Alanté Fields, 28, a graduate student in human centered design and engineering at the University of Washington, said she has felt unsettled since Trump’s election. As an African-American woman, she is more watchful now that white supremacists feel emboldened to speak freely and act on their racist beliefs, she said.
“This is active resistance,” Fields said. “I want to let (Trump) know we are not going to sit back and let him destroy this country.”
Kate Gruntz of Seattle’s Lakewood neighborhood said she was there in solidarity with all the people who say they now feel at risk.
“I’m privileged,” she said as she marched down Broadway. “This isn’t about me. We all know people at risk now, and we want to make it clear that we will protect them, and stand up with them, walk with them.”
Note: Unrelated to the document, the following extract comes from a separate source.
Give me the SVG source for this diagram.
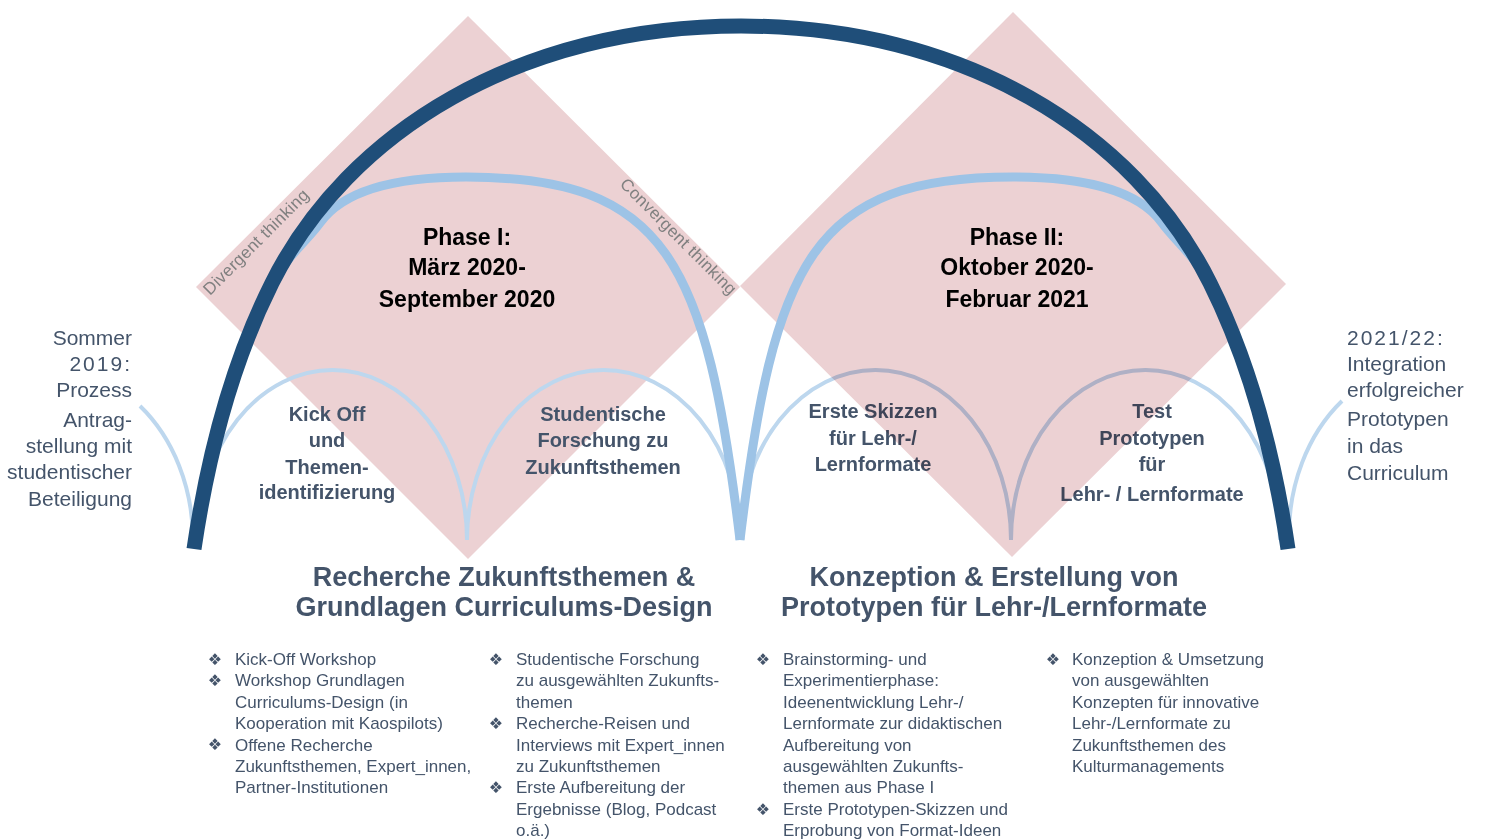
<svg xmlns="http://www.w3.org/2000/svg" width="1486" height="839" viewBox="0 0 1486 839">
<style>
.bg{fill:#ffffff}
.dia{fill:#ecd1d3}
.small{fill:none;stroke:#bdd7ee;stroke-width:4}
.mid{fill:none;stroke:#9dc3e6;stroke-width:9}
.big{fill:none;stroke:#1f4e79;stroke-width:15}
.title{font-family:"Liberation Sans",Arial,sans-serif;font-weight:bold;font-size:23px;fill:#000000;text-anchor:middle}
.node{font-family:"Liberation Sans",Arial,sans-serif;font-weight:bold;font-size:20px;fill:#44546a;text-anchor:middle}
.head{font-family:"Liberation Sans",Arial,sans-serif;font-weight:bold;font-size:27px;fill:#44546a;text-anchor:middle}
.side{font-family:"Liberation Sans",Arial,sans-serif;font-size:21px;fill:#44546a}
.think{font-family:"Liberation Sans",Arial,sans-serif;font-size:17px;fill:#808080;letter-spacing:0.3px}
.list{font-family:"Liberation Sans",Arial,sans-serif;font-size:17px;fill:#44546a}
.bul{font-family:"DejaVu Sans",sans-serif;font-size:16px;fill:#44546a;text-anchor:middle}
</style>
<rect class="bg" x="0" y="0" width="1486" height="839"/>

<g id="phase1-diamond">
<polygon class="dia" points="468,16 740,287 468,559 196,287"/>
</g>

<g id="connectors-small">
<path class="small" d="M140,406 A137,170 0 0 1 193,540"/>
<path class="small" d="M198,540 A134.5,170 0 0 1 467,540"/>
<path class="small" d="M467,540 A136.5,170 0 0 1 740,540"/>
<path class="small" d="M740,540 A135.5,170 0 0 1 1011,540"/>
<path class="small" d="M1011,540 A134.5,170 0 0 1 1280,540"/>
<path class="small" d="M1289,540 A137,170 0 0 1 1342,401"/>
</g>

<g id="node-kickoff">
<text class="node" x="327" y="421">Kick Off</text>
<text class="node" x="327" y="447">und</text>
<text class="node" x="327" y="474">Themen-</text>
<text class="node" x="327" y="499">identifizierung</text>
</g>
<g id="node-forschung">
<text class="node" x="603" y="421">Studentische</text>
<text class="node" x="603" y="447">Forschung zu</text>
<text class="node" x="603" y="474">Zukunftsthemen</text>
</g>
<g id="node-skizzen">
<text class="node" x="873" y="418">Erste Skizzen</text>
<text class="node" x="873" y="445">für Lehr-/</text>
<text class="node" x="873" y="471">Lernformate</text>
</g>
<g id="node-test">
<text class="node" x="1152" y="418">Test</text>
<text class="node" x="1152" y="445">Prototypen</text>
<text class="node" x="1152" y="471">für</text>
<text class="node" x="1152" y="501">Lehr- / Lernformate</text>
</g>

<g id="phase2-diamond">
<polygon class="dia" points="1013,12 1286,284 1012,557 740,286" style="mix-blend-mode:multiply"/>
</g>

<g id="connectors-phases">
<path class="mid" d="M194,548 C207.6,457 230.9,365.2 272,283 C283.2,260.7 308.4,239.3 320,223 C343.2,190.4 396,177 466,177 C666,177 706.4,260 740,540"/>
<path class="mid" d="M740,540 C773.6,260 813,177 1013,177 C1083,177 1138.8,190.4 1162,223 C1173.6,239.3 1198.8,260.7 1210,283 C1251.1,365.2 1274.4,457 1288,548"/>
<path class="big" d="M194,549 C207.6,457 230.9,365.2 272,283 C348,131 521,26 741,26 C961,26 1134,131 1210,283 C1251.1,365.2 1274.4,457 1288,549"/>
</g>

<g id="phase1-title">
<text class="title" x="467" y="245">Phase I:</text>
<text class="title" x="467" y="275">März 2020-</text>
<text class="title" x="467" y="307">September 2020</text>
</g>
<g id="phase2-title">
<text class="title" x="1017" y="245">Phase II:</text>
<text class="title" x="1017" y="275">Oktober 2020-</text>
<text class="title" x="1017" y="307">Februar 2021</text>
</g>

<g id="thinking-labels">
<text class="think" transform="translate(210,296) rotate(-45)">Divergent thinking</text>
<text class="think" transform="translate(619,185) rotate(45)">Convergent thinking</text>
</g>

<g id="start-label">
<text class="side" text-anchor="end" x="132" y="345">Sommer</text>
<text class="side" text-anchor="end" x="132" y="371" letter-spacing="2">2019:</text>
<text class="side" text-anchor="end" x="132" y="397">Prozess</text>
<text class="side" text-anchor="end" x="132" y="427">Antrag-</text>
<text class="side" text-anchor="end" x="132" y="453">stellung mit</text>
<text class="side" text-anchor="end" x="132" y="479">studentischer</text>
<text class="side" text-anchor="end" x="132" y="506">Beteiligung</text>
</g>
<g id="end-label">
<text class="side" x="1347" y="345" letter-spacing="2">2021/22:</text>
<text class="side" x="1347" y="371">Integration</text>
<text class="side" x="1347" y="397">erfolgreicher</text>
<text class="side" x="1347" y="426">Prototypen</text>
<text class="side" x="1347" y="453">in das</text>
<text class="side" x="1347" y="480">Curriculum</text>
</g>

<g id="heading-phase1">
<text class="head" x="504" y="586">Recherche Zukunftsthemen &amp;</text>
<text class="head" x="504" y="616">Grundlagen Curriculums-Design</text>
</g>
<g id="heading-phase2">
<text class="head" x="994" y="586">Konzeption &amp; Erstellung von</text>
<text class="head" x="994" y="616">Prototypen für Lehr-/Lernformate</text>
</g>

<g id="list-1">
<text class="bul" x="215" y="665">❖</text>
<text class="bul" x="215" y="686">❖</text>
<text class="bul" x="215" y="750">❖</text>
<text class="list" x="235" y="665">Kick-Off Workshop</text>
<text class="list" x="235" y="686.4">Workshop Grundlagen</text>
<text class="list" x="235" y="707.8">Curriculums-Design (in</text>
<text class="list" x="235" y="729.2">Kooperation mit Kaospilots)</text>
<text class="list" x="235" y="750.6">Offene Recherche</text>
<text class="list" x="235" y="772">Zukunftsthemen, Expert_innen,</text>
<text class="list" x="235" y="793.4">Partner-Institutionen</text>
</g>
<g id="list-2">
<text class="bul" x="496" y="665">❖</text>
<text class="bul" x="496" y="729">❖</text>
<text class="bul" x="496" y="793">❖</text>
<text class="list" x="516" y="665">Studentische Forschung</text>
<text class="list" x="516" y="686.4">zu ausgewählten Zukunfts-</text>
<text class="list" x="516" y="707.8">themen</text>
<text class="list" x="516" y="729.2">Recherche-Reisen und</text>
<text class="list" x="516" y="750.6">Interviews mit Expert_innen</text>
<text class="list" x="516" y="772">zu Zukunftsthemen</text>
<text class="list" x="516" y="793.4">Erste Aufbereitung der</text>
<text class="list" x="516" y="814.8">Ergebnisse (Blog, Podcast</text>
<text class="list" x="516" y="836.2">o.ä.)</text>
</g>
<g id="list-3">
<text class="bul" x="763" y="665">❖</text>
<text class="bul" x="763" y="815">❖</text>
<text class="list" x="783" y="665">Brainstorming- und</text>
<text class="list" x="783" y="686.4">Experimentierphase:</text>
<text class="list" x="783" y="707.8">Ideenentwicklung Lehr-/</text>
<text class="list" x="783" y="729.2">Lernformate zur didaktischen</text>
<text class="list" x="783" y="750.6">Aufbereitung von</text>
<text class="list" x="783" y="772">ausgewählten Zukunfts-</text>
<text class="list" x="783" y="793.4">themen aus Phase I</text>
<text class="list" x="783" y="814.8">Erste Prototypen-Skizzen und</text>
<text class="list" x="783" y="836.2">Erprobung von Format-Ideen</text>
</g>
<g id="list-4">
<text class="bul" x="1053" y="665">❖</text>
<text class="list" x="1072" y="665">Konzeption &amp; Umsetzung</text>
<text class="list" x="1072" y="686.4">von ausgewählten</text>
<text class="list" x="1072" y="707.8">Konzepten für innovative</text>
<text class="list" x="1072" y="729.2">Lehr-/Lernformate zu</text>
<text class="list" x="1072" y="750.6">Zukunftsthemen des</text>
<text class="list" x="1072" y="772">Kulturmanagements</text>
</g>
</svg>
The route was filled with colorful, handmade signs that mocked the president elect — “Orange Voldemort” and “Don the Con” — and expressed support for some of the groups Trump singled out during his campaign.
Jessi Murray carried a sign that read, “Say no to hate, and no to bigotry.” She said she intended to fight Trump’s administration in some way every single day.
“We are the in the majority,”’ she said, referring to candidate Hillary Clinton’s lead in the popular vote, despite Trump’s victory in the electoral-college count. “And we are not going to cede that ground to him.”